Knowing I have to do something, and going through with it are two different things. But it will pass. It's going to be better because I'm not going to be constantly annoyed anymore.

As for the wedge, anyone who's followed my posts over the past decade knows I want nothing more than to bridge sides together and be able to be on good terms with both sides. That's just how I am. If such a thing is feasible, that's almost always the first thing I go for. The peace sign in my avatar isn't just for show.

And yeah, the crying bothered me because, no, I don't want to hurt anyone. "Mission: Accomplished", yes, but that doesn't particularly mean I'm going to enjoy it. If it's a victory, it's a bitter-tasting one, like when I was a kid and I had a cold, and my parents gave me Robitussin. I hated how that tasted. Of course now, they have Robitussin in pill form. I would've loved to have had that 25 years ago.
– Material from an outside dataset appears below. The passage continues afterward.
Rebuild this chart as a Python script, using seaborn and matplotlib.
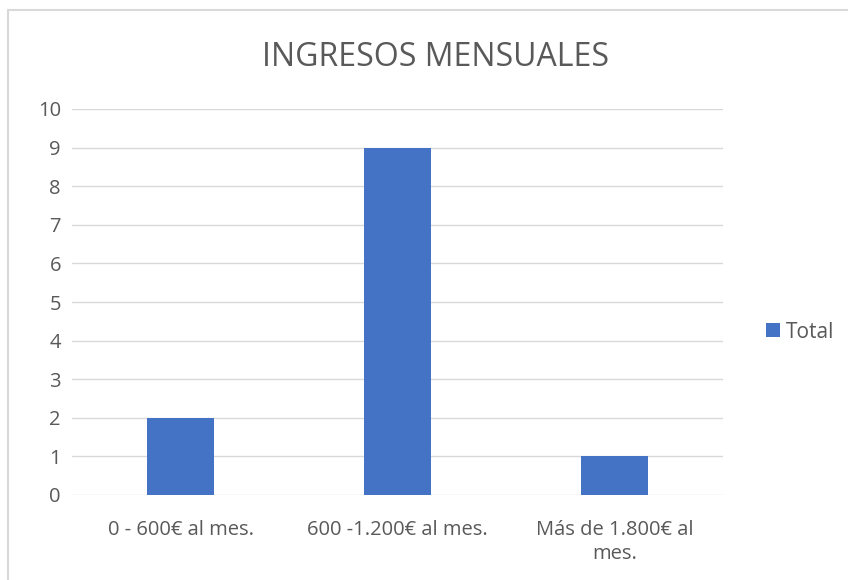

But, anyway, for all I know I might be manipulated right now, but now that I've broken the ice and finally spoken up, the worst of it is over. I don't feel like I have to hide anything anymore. The hardest part was finally saying something.

I wouldn't have if I didn't start a thread here. My friends would've (and have) just sympathized with my frustration and felt bad for me. I know what they'd say. Here, I don't know what people will say, and I got the necessary push out of my comfort zone to take care of a greater discomfort.

Talking about this is already really helping. I'm starting to sound back to normal again, the more I type.
 
Talking about this is already really helping. I'm starting to sound back to normal again, the more I type.

That's good. Keep talking. I'm sure no one thinks ill of you for feeling the way you do, and let's face it; you didn't set out to hurt this girl's feelings. You're just looking out for you.

And in this age of confusingly super-narcissistic altruism, it may feel like that's not something you should be doing, but sometimes it really is the only thing you can do.